Growing up in Portland, Ore., in the 1950s the railroad bug bit me early on. I read just about every railroad book in the library and bought a copy of Railroad Magazine or Trains whenever I could afford it. I also wrote to as many railroads as I could, asking for anything they could send me. As a result, I received many timetables, copies of the Association of American Railroads’ Quiz and a few calendars.
All were gratefully received but none so much as the Union Pacific calendar. The scenery was always magnificent and the trains themselves seemed to exude limitless power. Early on I adopted the UP as “my” railroad and would seek out anything and everything I could find about it. I’d write to UP headquarters in Omaha (where my parents were from) every couple of months to see if there was anything new they could send me. They always sent something.

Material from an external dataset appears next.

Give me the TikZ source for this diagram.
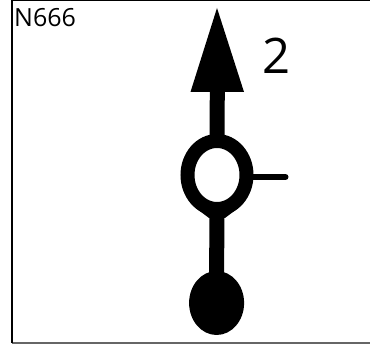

Only a mile from my home was a UP line with a small siding and several industrial leads. A friend and I would ride our bicycles there nearly every day and spend hours either waiting for a train to come by or to watch the local switch job service the industries. We were there so often that a railroad detective noticed us and asked what we were doing. When he discovered that we were enthusiastic railroad fans he told us many interesting facts, train schedules and how to be safe around a railroad.
When I was around 13 years old I again wrote to the Union Pacific and, as only a kid would do, asked if there was any way that I could see some yard operations up close. I didn’t really expect anything but one summer morning the phone rang, my mother answered it and in a somewhat puzzled voice said “Some man at the Union Pacific wants to speak with you.” The call was from an employee at the Union Pacific’s Albina Yard in Portland. He sounded somewhat puzzled, too, and said that he’d received instructions from Headquarters to give me a call and invite me to the yard for a tour and did I want to come? Did I!! I hightailed it to the yard and was given a tour which included the yard, the hump tower and even a look inside the cab of one of the EMD E6A diesel locomotives that pulled the “City of Portland” passenger train. It was quite an exciting day for a young kid.
When I was in the 8th grade, one of our projects was to show how industries served our community. Naturally, I chose to show the work that railroads did, and again wrote to the Union Pacific asking for any materials and statistics they might be able to provide. I promptly received several pieces of information regarding carloadings, industries served, people employed, etc. that enabled me to write a very comprehensive report.
All of these experiences showed me that the Union Pacific Railroad is a company that cares and makes a habit of going the extra mile, both for its customers and its fans, no matter how young they might be. It was my favorite railroad as a kid and remains so to this day.